_Request_:
Copy the listing verbatim, excluding any images found in it.

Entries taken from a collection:
**********
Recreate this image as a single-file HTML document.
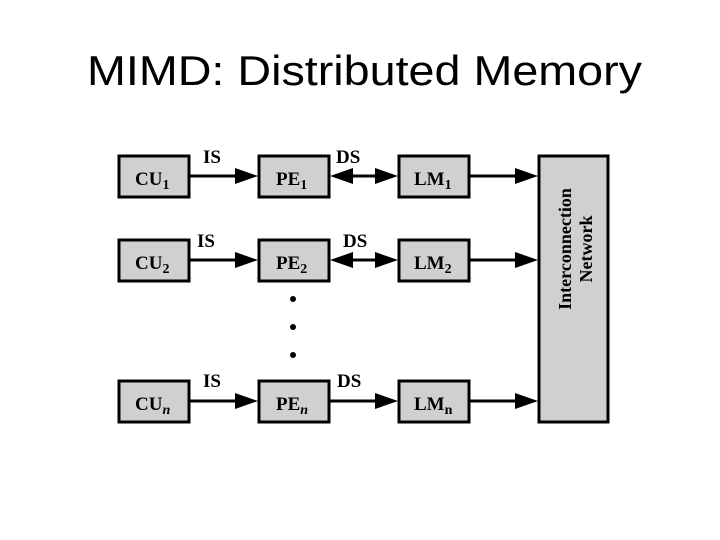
<!DOCTYPE html>
<html><head><style>body{margin:0;background:#fff}svg{display:block}</style></head><body>
<svg width="720" height="540" xmlns="http://www.w3.org/2000/svg">
<text x="87" y="85" font-family="Liberation Sans, sans-serif" font-size="42" textLength="555" lengthAdjust="spacingAndGlyphs" fill="#000">MIMD: Distributed Memory</text>
<g fill="#d0d0d0" stroke="#000" stroke-width="3">
<rect x="119" y="156" width="70" height="41"/><rect x="259" y="156" width="70" height="41"/><rect x="399" y="156" width="70" height="41"/>
<rect x="119" y="240" width="70" height="41"/><rect x="259" y="240" width="70" height="41"/><rect x="399" y="240" width="70" height="41"/>
<rect x="119" y="381" width="70" height="41"/><rect x="259" y="381" width="70" height="41"/><rect x="399" y="381" width="70" height="41"/>
<rect x="539" y="156" width="69" height="266"/>
</g>
<g stroke="#000" stroke-width="3">
<line x1="189" y1="176" x2="240" y2="176"/><line x1="340" y1="176" x2="385" y2="176"/><line x1="469" y1="176" x2="520" y2="176"/>
<line x1="189" y1="260" x2="240" y2="260"/><line x1="340" y1="260" x2="385" y2="260"/><line x1="469" y1="260" x2="520" y2="260"/>
<line x1="189" y1="401" x2="240" y2="401"/><line x1="329" y1="401" x2="385" y2="401"/><line x1="469" y1="401" x2="520" y2="401"/>
</g>
<g fill="#000">
<polygon points="235,168 258,176 235,184"/><polygon points="375,168 398,176 375,184"/><polygon points="515,168 538,176 515,184"/><polygon points="353,168 330,176 353,184"/>
<polygon points="235,252 258,260 235,268"/><polygon points="375,252 398,260 375,268"/><polygon points="515,252 538,260 515,268"/><polygon points="353,252 330,260 353,268"/>
<polygon points="235,393 258,401 235,409"/><polygon points="375,393 398,401 375,409"/><polygon points="515,393 538,401 515,409"/>
<circle cx="293" cy="299" r="3"/><circle cx="293" cy="327" r="3"/><circle cx="293" cy="355" r="3"/>
</g>
<g font-family="Liberation Serif, serif" font-weight="bold" font-size="19" fill="#000">
<text x="203" y="163">IS</text><text x="336" y="163">DS</text>
<text x="197" y="247">IS</text><text x="343" y="247">DS</text>
<text x="203" y="387">IS</text><text x="337" y="387">DS</text>
<text x="135" y="185">CU<tspan font-size="14" dy="4">1</tspan></text>
<text x="276" y="185">PE<tspan font-size="14" dy="4">1</tspan></text>
<text x="414" y="185">LM<tspan font-size="14" dy="4">1</tspan></text>
<text x="135" y="269">CU<tspan font-size="14" dy="4">2</tspan></text>
<text x="276" y="269">PE<tspan font-size="14" dy="4">2</tspan></text>
<text x="414" y="269">LM<tspan font-size="14" dy="4">2</tspan></text>
<text x="135" y="410">CU<tspan font-size="14" dy="4" font-style="italic">n</tspan></text>
<text x="276" y="410">PE<tspan font-size="14" dy="4" font-style="italic">n</tspan></text>
<text x="414" y="410">LM<tspan font-size="14" dy="4">n</tspan></text>
<g transform="translate(573,249) rotate(-90)" font-size="18" text-anchor="middle">
<text x="0" y="-2">Interconnection</text><text x="0" y="19">Network</text>
</g>
</g>
</svg>
</body></html>
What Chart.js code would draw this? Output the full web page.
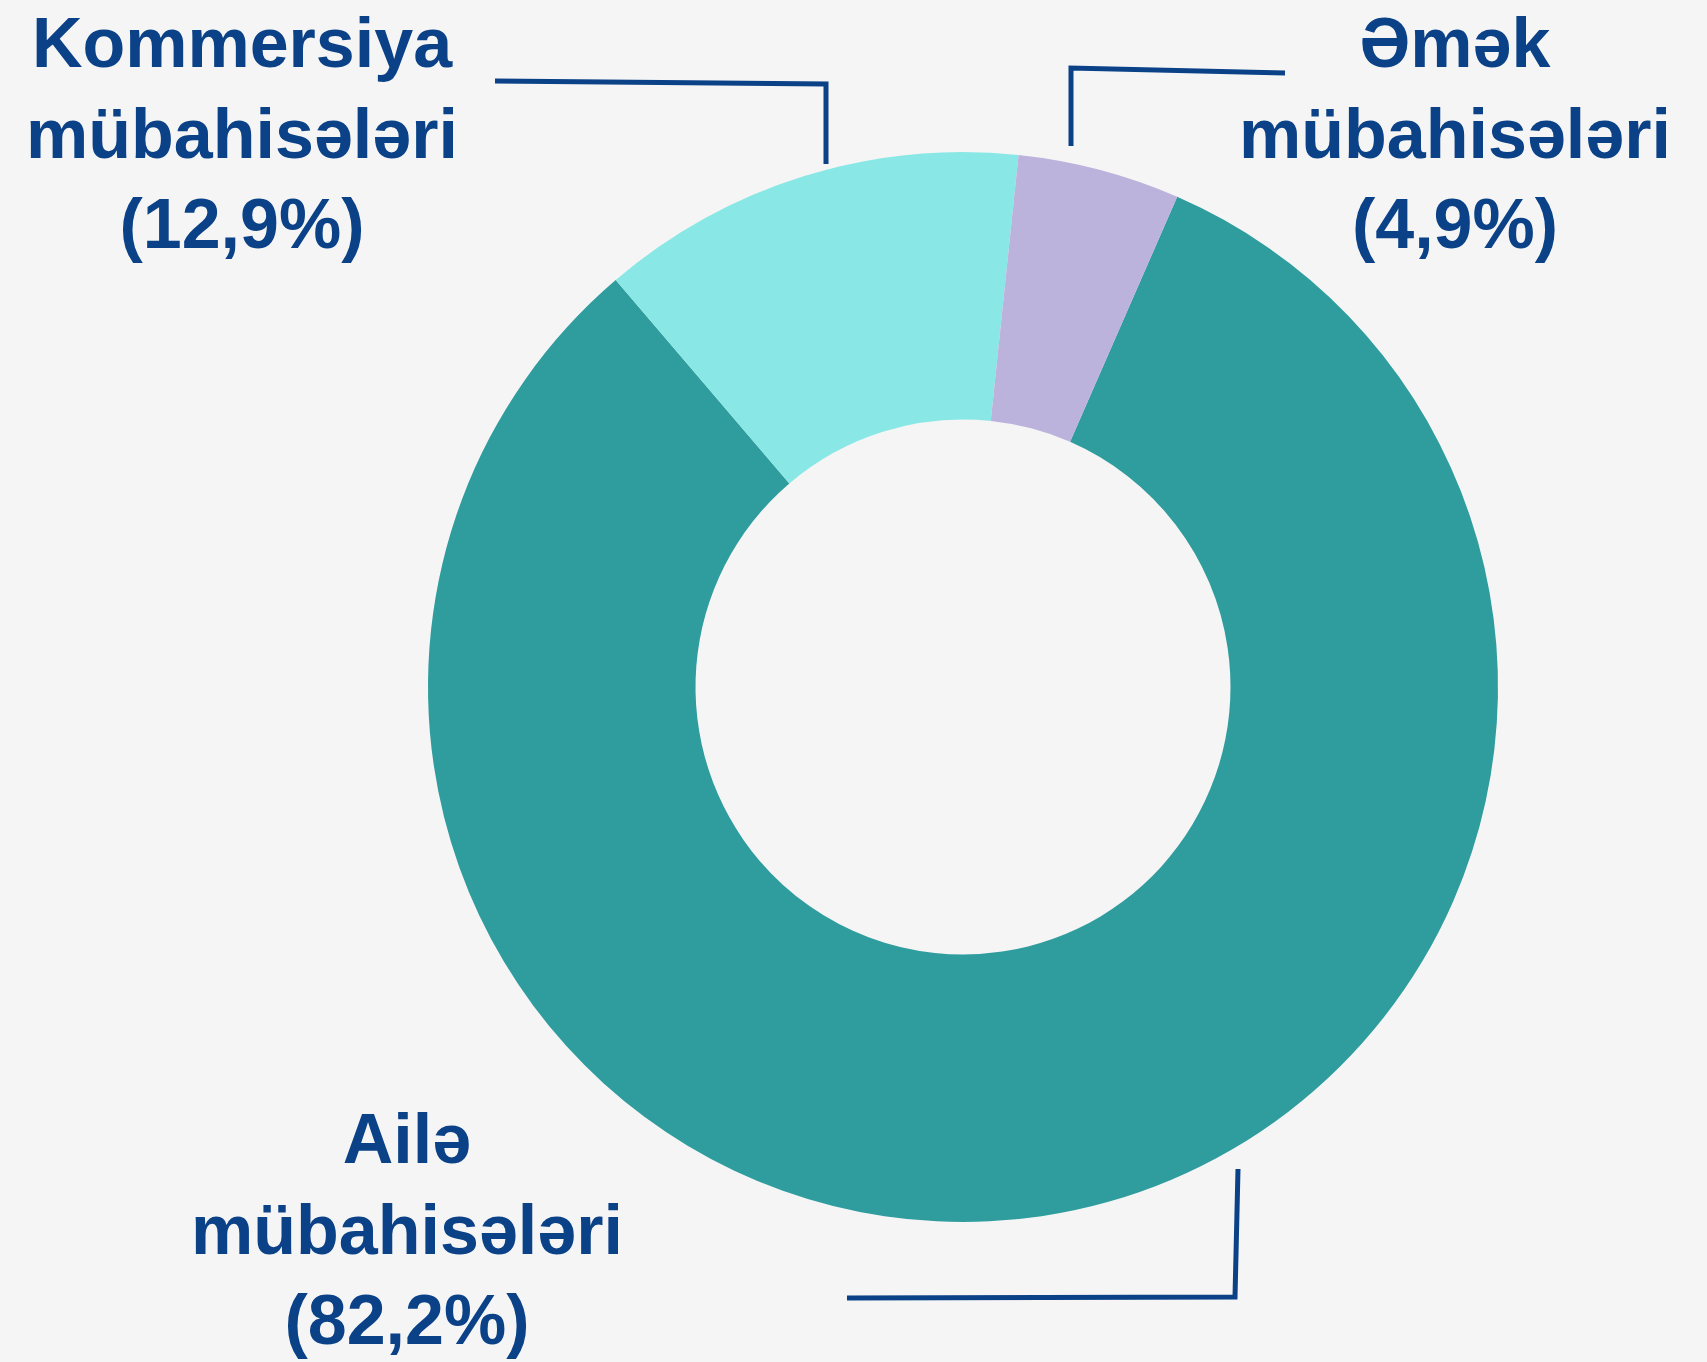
<!DOCTYPE html>
<html>
<head>
<meta charset="utf-8">
<script src="https://cdn.jsdelivr.net/npm/chart.js@4/dist/chart.umd.min.js"></script>
<style>
  html, body { margin: 0; padding: 0; background: #f5f5f5; }
  canvas { display: block; }
</style>
</head>
<body>
<canvas id="chart" width="1707" height="1362"></canvas>
<script>
// Mübahisə növləri üzrə paylanma (%)
const categories = ["Ailə mübahisələri", "Kommersiya mübahisələri", "Əmək mübahisələri"];
const shares = [82.2, 12.9, 4.9];
const labelLines = [
  ["Ailə", "mübahisələri"],
  ["Kommersiya", "mübahisələri"],
  ["Əmək", "mübahisələri"]
];
const colors = ["#2f9c9e", "#89e8e6", "#bbb3dc"];

const navy = "#0a4187";

// callout layout, pixels relative to the donut centre
const callouts = [
  { textX: -556, textY: 476, path: [[275, 482], [272, 610], [-116, 611]] },
  { textX: -721, textY: -620, path: [[-137, -523], [-137, -603], [-468, -606]] },
  { textX: 492, textY: -620, path: [[108, -541], [108, -619], [322, -614]] }
];

const fmt = v => "(" + v.toFixed(1).replace(".", ",") + "%)";

const calloutPlugin = {
  id: "callouts",
  afterDatasetsDraw(chart) {
    const ctx = chart.ctx;
    const arc = chart.getDatasetMeta(0).data[0];
    const cx = arc.x, cy = arc.y;
    ctx.save();
    ctx.strokeStyle = navy;
    ctx.lineWidth = 5;
    ctx.lineCap = "butt";
    ctx.lineJoin = "miter";
    callouts.forEach((c, i) => {
      ctx.beginPath();
      c.path.forEach(([dx, dy], k) => {
        if (k === 0) ctx.moveTo(cx + dx, cy + dy);
        else ctx.lineTo(cx + dx, cy + dy);
      });
      ctx.stroke();

      ctx.fillStyle = navy;
      ctx.font = "bold 70px 'Liberation Sans', Arial, sans-serif";
      ctx.textAlign = "center";
      ctx.textBaseline = "alphabetic";
      const lines = [...labelLines[i], fmt(shares[i])];
      lines.forEach((t, k) => {
        ctx.fillText(t, cx + c.textX, cy + c.textY + k * 90.5);
      });
    });
    ctx.restore();
  }
};

new Chart(document.getElementById("chart"), {
  type: "doughnut",
  data: {
    labels: categories,
    datasets: [{
      data: shares,
      backgroundColor: colors,
      borderWidth: 0,
      hoverOffset: 0
    }]
  },
  options: {
    responsive: false,
    animation: false,
    cutout: "50%",
    rotation: 23.6,
    layout: { padding: { left: 428, right: 209, top: 152, bottom: 140 } },
    plugins: {
      legend: { display: false },
      tooltip: { enabled: false }
    }
  },
  plugins: [calloutPlugin]
});
</script>
</body>
</html>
**********
_Final answer_:
Recreate this image as a single-file HTML document.
<!DOCTYPE html>
<html><head><style>body{margin:0;background:#fff}svg{display:block}</style></head><body>
<svg width="720" height="540" xmlns="http://www.w3.org/2000/svg">
<text x="87" y="85" font-family="Liberation Sans, sans-serif" font-size="42" textLength="555" lengthAdjust="spacingAndGlyphs" fill="#000">MIMD: Distributed Memory</text>
<g fill="#d0d0d0" stroke="#000" stroke-width="3">
<rect x="119" y="156" width="70" height="41"/><rect x="259" y="156" width="70" height="41"/><rect x="399" y="156" width="70" height="41"/>
<rect x="119" y="240" width="70" height="41"/><rect x="259" y="240" width="70" height="41"/><rect x="399" y="240" width="70" height="41"/>
<rect x="119" y="381" width="70" height="41"/><rect x="259" y="381" width="70" height="41"/><rect x="399" y="381" width="70" height="41"/>
<rect x="539" y="156" width="69" height="266"/>
</g>
<g stroke="#000" stroke-width="3">
<line x1="189" y1="176" x2="240" y2="176"/><line x1="340" y1="176" x2="385" y2="176"/><line x1="469" y1="176" x2="520" y2="176"/>
<line x1="189" y1="260" x2="240" y2="260"/><line x1="340" y1="260" x2="385" y2="260"/><line x1="469" y1="260" x2="520" y2="260"/>
<line x1="189" y1="401" x2="240" y2="401"/><line x1="329" y1="401" x2="385" y2="401"/><line x1="469" y1="401" x2="520" y2="401"/>
</g>
<g fill="#000">
<polygon points="235,168 258,176 235,184"/><polygon points="375,168 398,176 375,184"/><polygon points="515,168 538,176 515,184"/><polygon points="353,168 330,176 353,184"/>
<polygon points="235,252 258,260 235,268"/><polygon points="375,252 398,260 375,268"/><polygon points="515,252 538,260 515,268"/><polygon points="353,252 330,260 353,268"/>
<polygon points="235,393 258,401 235,409"/><polygon points="375,393 398,401 375,409"/><polygon points="515,393 538,401 515,409"/>
<circle cx="293" cy="299" r="3"/><circle cx="293" cy="327" r="3"/><circle cx="293" cy="355" r="3"/>
</g>
<g font-family="Liberation Serif, serif" font-weight="bold" font-size="19" fill="#000">
<text x="203" y="163">IS</text><text x="336" y="163">DS</text>
<text x="197" y="247">IS</text><text x="343" y="247">DS</text>
<text x="203" y="387">IS</text><text x="337" y="387">DS</text>
<text x="135" y="185">CU<tspan font-size="14" dy="4">1</tspan></text>
<text x="276" y="185">PE<tspan font-size="14" dy="4">1</tspan></text>
<text x="414" y="185">LM<tspan font-size="14" dy="4">1</tspan></text>
<text x="135" y="269">CU<tspan font-size="14" dy="4">2</tspan></text>
<text x="276" y="269">PE<tspan font-size="14" dy="4">2</tspan></text>
<text x="414" y="269">LM<tspan font-size="14" dy="4">2</tspan></text>
<text x="135" y="410">CU<tspan font-size="14" dy="4" font-style="italic">n</tspan></text>
<text x="276" y="410">PE<tspan font-size="14" dy="4" font-style="italic">n</tspan></text>
<text x="414" y="410">LM<tspan font-size="14" dy="4">n</tspan></text>
<g transform="translate(573,249) rotate(-90)" font-size="18" text-anchor="middle">
<text x="0" y="-2">Interconnection</text><text x="0" y="19">Network</text>
</g>
</g>
</svg>
</body></html>
What Chart.js code would draw this? Output the full web page.
<!DOCTYPE html>
<html>
<head>
<meta charset="utf-8">
<script src="https://cdn.jsdelivr.net/npm/chart.js@4/dist/chart.umd.min.js"></script>
<style>
  html, body { margin: 0; padding: 0; background: #f5f5f5; }
  canvas { display: block; }
</style>
</head>
<body>
<canvas id="chart" width="1707" height="1362"></canvas>
<script>
// Mübahisə növləri üzrə paylanma (%)
const categories = ["Ailə mübahisələri", "Kommersiya mübahisələri", "Əmək mübahisələri"];
const shares = [82.2, 12.9, 4.9];
const labelLines = [
  ["Ailə", "mübahisələri"],
  ["Kommersiya", "mübahisələri"],
  ["Əmək", "mübahisələri"]
];
const colors = ["#2f9c9e", "#89e8e6", "#bbb3dc"];

const navy = "#0a4187";

// callout layout, pixels relative to the donut centre
const callouts = [
  { textX: -556, textY: 476, path: [[275, 482], [272, 610], [-116, 611]] },
  { textX: -721, textY: -620, path: [[-137, -523], [-137, -603], [-468, -606]] },
  { textX: 492, textY: -620, path: [[108, -541], [108, -619], [322, -614]] }
];

const fmt = v => "(" + v.toFixed(1).replace(".", ",") + "%)";

const calloutPlugin = {
  id: "callouts",
  afterDatasetsDraw(chart) {
    const ctx = chart.ctx;
    const arc = chart.getDatasetMeta(0).data[0];
    const cx = arc.x, cy = arc.y;
    ctx.save();
    ctx.strokeStyle = navy;
    ctx.lineWidth = 5;
    ctx.lineCap = "butt";
    ctx.lineJoin = "miter";
    callouts.forEach((c, i) => {
      ctx.beginPath();
      c.path.forEach(([dx, dy], k) => {
        if (k === 0) ctx.moveTo(cx + dx, cy + dy);
        else ctx.lineTo(cx + dx, cy + dy);
      });
      ctx.stroke();

      ctx.fillStyle = navy;
      ctx.font = "bold 70px 'Liberation Sans', Arial, sans-serif";
      ctx.textAlign = "center";
      ctx.textBaseline = "alphabetic";
      const lines = [...labelLines[i], fmt(shares[i])];
      lines.forEach((t, k) => {
        ctx.fillText(t, cx + c.textX, cy + c.textY + k * 90.5);
      });
    });
    ctx.restore();
  }
};

new Chart(document.getElementById("chart"), {
  type: "doughnut",
  data: {
    labels: categories,
    datasets: [{
      data: shares,
      backgroundColor: colors,
      borderWidth: 0,
      hoverOffset: 0
    }]
  },
  options: {
    responsive: false,
    animation: false,
    cutout: "50%",
    rotation: 23.6,
    layout: { padding: { left: 428, right: 209, top: 152, bottom: 140 } },
    plugins: {
      legend: { display: false },
      tooltip: { enabled: false }
    }
  },
  plugins: [calloutPlugin]
});
</script>
</body>
</html>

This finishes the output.